MATLAB: Fitting data to a superellipse

Question

greeting to the MATLAB community,

xdata=

I have two data sets; xdata and ydata and I need to fit a supperellipse to those data with this line of code.

    %%%%%%%%%%%%%%%%%%%
a=2;
b=5;
p=2;
xc=3;
yc=1;
t=0:pi/20:2*pi;
xdata=xc+a*cos(t); %example

ydata=yc+b*sin(t); %example
a0 = [10 10 2]; %inintial guess
options = optimset('Display','iter');
c = [xc yc]; %given
%
f = @(aa) (((xdata-c(1)))./aa(1)).^aa(3) + (((ydata-c(2)))./aa(2)).^aa(3) -1; %superellipse Equation
af = lsqnonlin(f, a0, [], [], options);

I used the x&y data of an ellipse with a=2,b=5,xc=3,yc=1

but it returns the following values: af= 9.999999837882097 + 0.000000000000000i 9.999999149008248 + 0.000000000000000i 1.999994717969291 – 0.000007892981223i

which should be colse to 2 5 2

any idea? thanks!

Answer 1

There are several problems here, as I expected.

1. An ellipse is not a function. So a sum of squares of residuals does not work well here.

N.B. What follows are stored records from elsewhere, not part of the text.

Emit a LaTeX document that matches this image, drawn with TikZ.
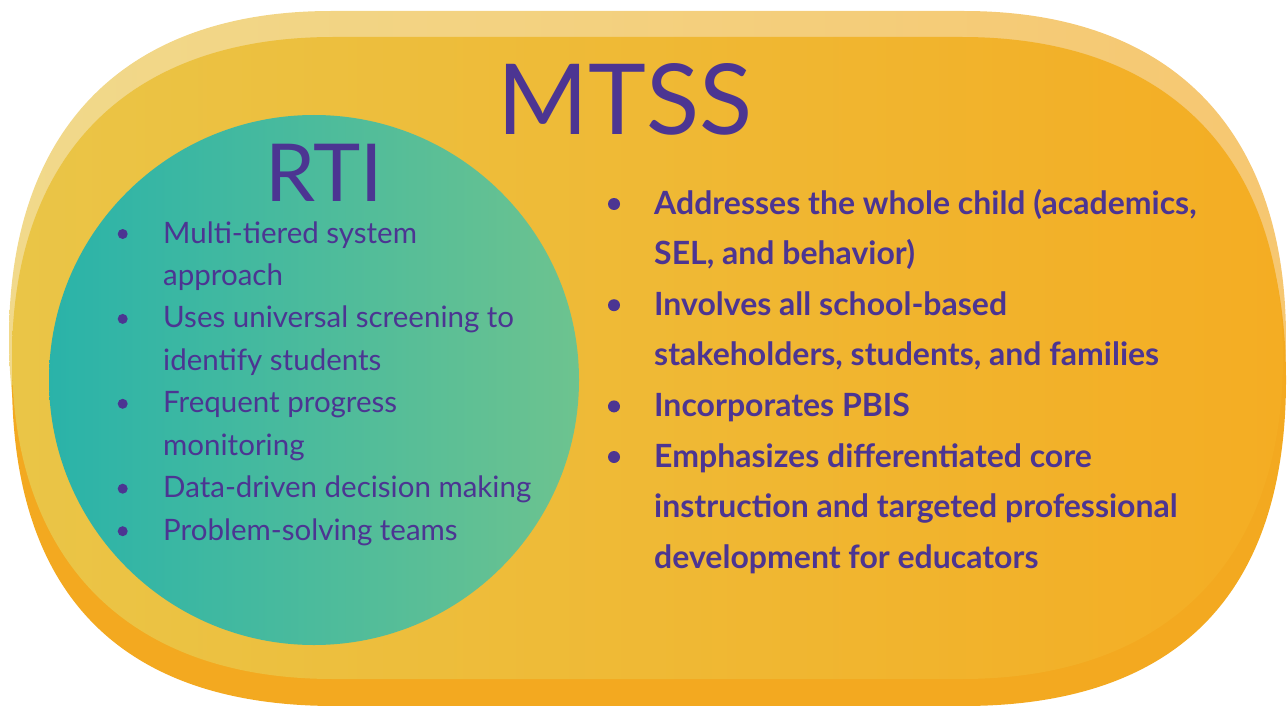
\documentclass[tikz,border=0pt]{standalone}
\usepackage{fontspec}
\setmainfont{Lato}
\definecolor{ink}{HTML}{4C3592}
\definecolor{paleL}{HTML}{F1D98B}
\definecolor{paleR}{HTML}{F6C771}
\definecolor{mainL}{HTML}{EAC547}
\definecolor{mainR}{HTML}{F4AD23}
\definecolor{deep}{HTML}{F3A920}
\definecolor{tealL}{HTML}{2AB3A9}
\definecolor{tealR}{HTML}{6DC38F}
\newcommand\roundshape[7]{%
 \pgfmathsetmacro\rsb{(#5-#4)/2}%
 \pgfmathsetmacro\rsM{(#4+#5)/2}%
 \pgfmathsetmacro\rsLa{#2+#6}%
 \pgfmathsetmacro\rsRa{#3-#6}%
 \pgfmathsetmacro\rsLk{#2+#6-#7*#6}%
 \pgfmathsetmacro\rsRk{#3-#6+#7*#6}%
 \pgfmathsetmacro\rsTk{\rsM-#7*\rsb}%
 \pgfmathsetmacro\rsBk{\rsM+#7*\rsb}%
 \path[#1] (\rsLa,#4) -- (\rsRa,#4) .. controls (\rsRk,#4) and (#3,\rsTk) .. (#3,\rsM)
   .. controls (#3,\rsBk) and (\rsRk,#5) .. (\rsRa,#5) -- (\rsLa,#5)
   .. controls (\rsLk,#5) and (#2,\rsBk) .. (#2,\rsM)
   .. controls (#2,\rsTk) and (\rsLk,#4) .. (\rsLa,#4) -- cycle;
}
\tikzset{
  lineL/.style={anchor=base west, inner sep=0pt, text=ink, font=\fontsize{29.5}{30}\selectfont},
  lineR/.style={anchor=base west, inner sep=0pt, text=ink, font=\fontsize{32}{32}\selectfont\bfseries},
  bigtitle/.style={anchor=base, inner sep=0pt, text=ink},
  dotL/.style={fill=ink},
}
\begin{document}
\begin{tikzpicture}[x=1pt,y=-1pt]
\useasboundingbox (0,0) rectangle (1287,706);
% layered stadium
\roundshape{left color=paleL, right color=paleR}{9}{1286}{11}{665}{322}{0.64}
\roundshape{fill=deep}{12}{1286}{54}{706}{323}{0.66}
\roundshape{left color=mainL, right color=mainR}{12}{1283}{37}{679}{321}{0.635}
% RTI circle
\path[left color=tealL, right color=tealR] (314,380) circle[radius=265];
% titles
\node[bigtitle, font=\fontsize{98}{98}\selectfont] (mtss) at (625,135) {MTSS};
\node[bigtitle, font=\fontsize{80}{80}\selectfont] (rti) at (324,201) {RTI};
% left list
\node[lineL] (l1) at (163,243) {Multi-tiered system};
\node[lineL] (l2) at (163,285.5) {approach};
\node[lineL] (l3) at (163,327.9) {Uses universal screening to};
\node[lineL] (l4) at (163,370.4) {identify students};
\node[lineL] (l5) at (163,412.8) {Frequent progress};
\node[lineL] (l6) at (163,455.3) {monitoring};
\node[lineL] (l7) at (163,497.7) {Data-driven decision making};
\node[lineL] (l8) at (163,540.2) {Problem-solving teams};
\foreach \yy in {234,318.9,403.8,488.7,531.2} \fill[dotL] (122.7,\yy) circle[radius=5];
% right list
\node[lineR] (r1) at (654,214) {Addresses the whole child (academics,};
\node[lineR] (r2) at (654,264.6) {SEL, and behavior)};
\node[lineR] (r3) at (654,315.2) {Involves all school-based};
\node[lineR] (r4) at (654,365.8) {stakeholders, students, and families};
\node[lineR] (r5) at (654,416.4) {Incorporates PBIS};
\node[lineR] (r6) at (654,467) {Emphasizes differentiated core};
\node[lineR] (r7) at (654,517.6) {instruction and targeted professional};
\node[lineR] (r8) at (654,568.2) {development for educators};
\foreach \yy in {204,305.2,406.4,457} \fill[dotL] (614,\yy) circle[radius=6];
\end{tikzpicture}
\end{document}
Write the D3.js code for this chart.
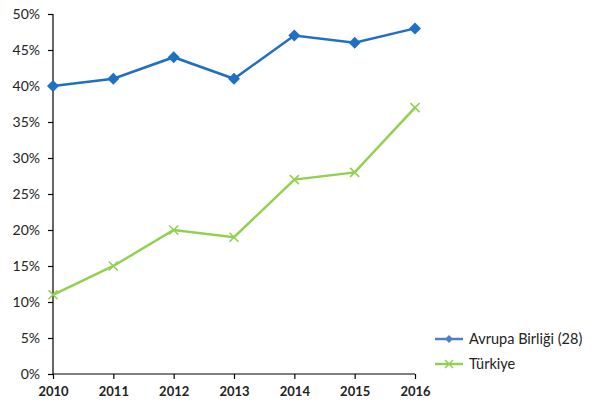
<!DOCTYPE html>
<html><head><meta charset="utf-8">
<script src="https://cdn.jsdelivr.net/npm/d3@7"></script>
<style>body{margin:0;background:#fff}text{font-family:Lato,"Open Sans",sans-serif}</style>
</head><body><svg id="c" width="592" height="410"></svg>
<script>
const years = ["2010","2011","2012","2013","2014","2015","2016"];
const euValues = [40, 41, 44, 41, 47, 46, 48];
const trValues = [11, 15, 20, 19, 27, 28, 37];
const yTicks = [0,5,10,15,20,25,30,35,40,45,50];
const seriesNames = ["Avrupa Birliği (28)", "Türkiye"];

const svg = d3.select("#c");
const x = d3.scalePoint().domain(years).range([53, 415]);
const y = d3.scaleLinear().domain([0, 50]).range([374, 14]);

const yAxis = d3.axisLeft(y).tickValues(yTicks).tickFormat(d => d + "%").tickSize(5).tickPadding(8);
const gy = svg.append("g").attr("transform","translate(53,0)").call(yAxis);
const xAxis = d3.axisBottom(x).tickSize(5).tickPadding(8);
const gx = svg.append("g").attr("transform","translate(0,374)").call(xAxis);
[gy,gx].forEach(g=>{
  g.select(".domain").attr("stroke","#000").attr("stroke-width",1.2);
  g.selectAll(".tick line").attr("stroke","#000").attr("stroke-width",1.2);
  g.selectAll("text").attr("font-size",14).attr("fill","#222").attr("font-family","Lato, sans-serif");
});
gx.selectAll("text").attr("font-weight","bold").attr("font-size",13);
gy.select(".domain").attr("d","M0,14V374");
gx.select(".domain").attr("d","M53,0H415");

const blue = "#1f6fc4", green = "#92d050";
const line = d3.line().x((d,i)=>x(years[i])).y(d=>y(d));
svg.append("path").datum(trValues).attr("d",line).attr("fill","none").attr("stroke",green).attr("stroke-width",2.5);
svg.append("path").datum(euValues).attr("d",line).attr("fill","none").attr("stroke",blue).attr("stroke-width",2.5);

const diamond = (g,cx,cy,s,col)=>g.append("path").attr("d",`M${cx},${cy-s}L${cx+s},${cy}L${cx},${cy+s}L${cx-s},${cy}Z`).attr("fill",col);
const cross = (g,cx,cy,s,col,w)=>g.append("path").attr("d",`M${cx-s},${cy-s}L${cx+s},${cy+s}M${cx-s},${cy+s}L${cx+s},${cy-s}`).attr("stroke",col).attr("stroke-width",w).attr("fill","none");

euValues.forEach((v,i)=>diamond(svg,x(years[i]),y(v),6,blue));
trValues.forEach((v,i)=>cross(svg,x(years[i]),y(v),4.5,green,1.6));

// legend
const lg = svg.append("g");
const ly = [339, 364];
lg.append("line").attr("x1",435).attr("x2",463).attr("y1",ly[0]).attr("y2",ly[0]).attr("stroke","#4a82c8").attr("stroke-width",2.5);
diamond(lg,449,ly[0],4,"#4a82c8");
lg.append("line").attr("x1",435).attr("x2",463).attr("y1",ly[1]).attr("y2",ly[1]).attr("stroke",green).attr("stroke-width",2.5);
cross(lg,449,ly[1],4,green,1.5);
seriesNames.forEach((n,i)=>lg.append("text").attr("x",469).attr("y",ly[i]+5).attr("font-size",14.5).attr("fill","#222").text(n));
</script></body></html>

Best is to convert to polar coordinates.

2. Are you trying to estimate the center of the ellipse? You have fixed xc and yc, but in any fit to data, you would generally not know the exact center.

3. Most importantly, look carefully at what you are doing. Depending on which side of the center a point lies, the expression (x-xc) may be positive of negative. Then you try to raise the to a non-integer power. For example, what does this evaluate to in MATLAB? TRY IT!

(-1)^2.3
ans =
    0.58779 +    0.80902i

It returns a complex result. Any negative number will do that, when raised to a non-integer power.

So again, it is best to convert to polar coordinates. Express your ellipse as a function of angle and distance from the polar origin. Then everything will be positive, and no complex numbers will be generated. I'll look back in again if you need help with that, but I'll get you started.

Assume that the center is not known.

xc0 = mean(x);
yc0 = mean(y);
% Polar radius
r = sqrt((x - xc0)^2 + (y - yc0)^2);
% polar angle
th = atan2(y - yc0,x - xc0);

Now, you need to re-write your model in polar coordinates, thus r(th), given parameters for the ellipse.